Filtering such reviews in then an additional skill, this on top of skills you hopefully have as a baseline to even start down such a path, but it is one worth something.
Personally
Star rating averages as a whole might be useless but I will read the extremes, bulk and outliers to see what goes. Many times it is as mentioned shills, morons, jokers, counter shills, astroturfing and generally happy or negative people. Sometimes they can have a line or two that might illuminate a problem though.
I do skip awful grammar and style, however there are exceptions -- ALL CAPITALS SOMETIMES MEANS YOU ARE 60 OR MORE YEARS OLD AND MIGHT WELL HAVE SPENT A LIFETIME DOING SOMETHING, if I am buying tools I can usually spot a tradesman as writing as many invoices, quotes, insurance assessments and the like influences people as much a lawyers will write like they do and I write like I am writing a technical report.

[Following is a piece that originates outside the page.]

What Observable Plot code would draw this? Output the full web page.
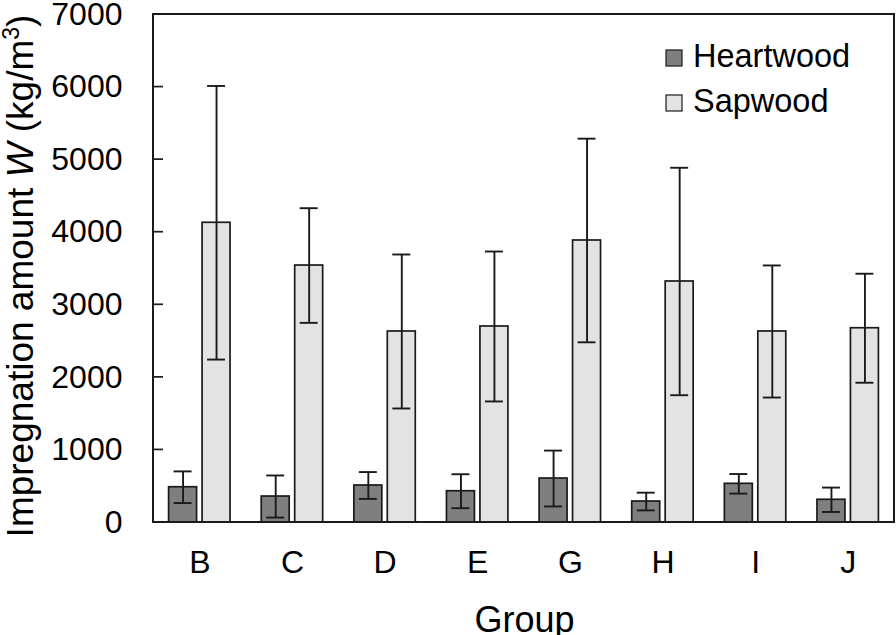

There are certain phrases that are meaningless but popular among the clueless. Back to tools "feels good in the hand" is mocked frequently even if technically you do care and I am sure we can all spot the clueless games journalist that never plays games or kid on a forum that did not try to break the game or explore the depths.
More for youtube and picture based stuff. I can spot when something bends, twists or otherwise deforms in what otherwise might be a shot designed to illustrate a different point. In games I will occasionally seek a longplay rather than a hyper edited for action review or overview as it will tend to showcase how a game handles the slow sections and other things, someone immediately going to look at the menu in games might make for a boring video but is often indicative of how much care the devs paid to certain notions like general feel of the game, if doing a third person game I will typically run around in a circle and jump a few times to get a few for controls and lag and you can see that in some video (most gamers are pretty hot on timings so if they fall down a basic hole then you know there might be lag, that or the reviewer is a fool -- see various things with the modern Dooms and Cuphead though it goes back to Devil May Cry games as well). Games also have buzzwords and terms people might be particularly attuned to (see the ludonarrative dissonance thing a while back, and I assume various things are thought when a game reviewer might spend hours gushing about how the lead character has tits rather than telling us anything about the story itself.
This can go on for a while but these are some of the things I look for here when reading such things.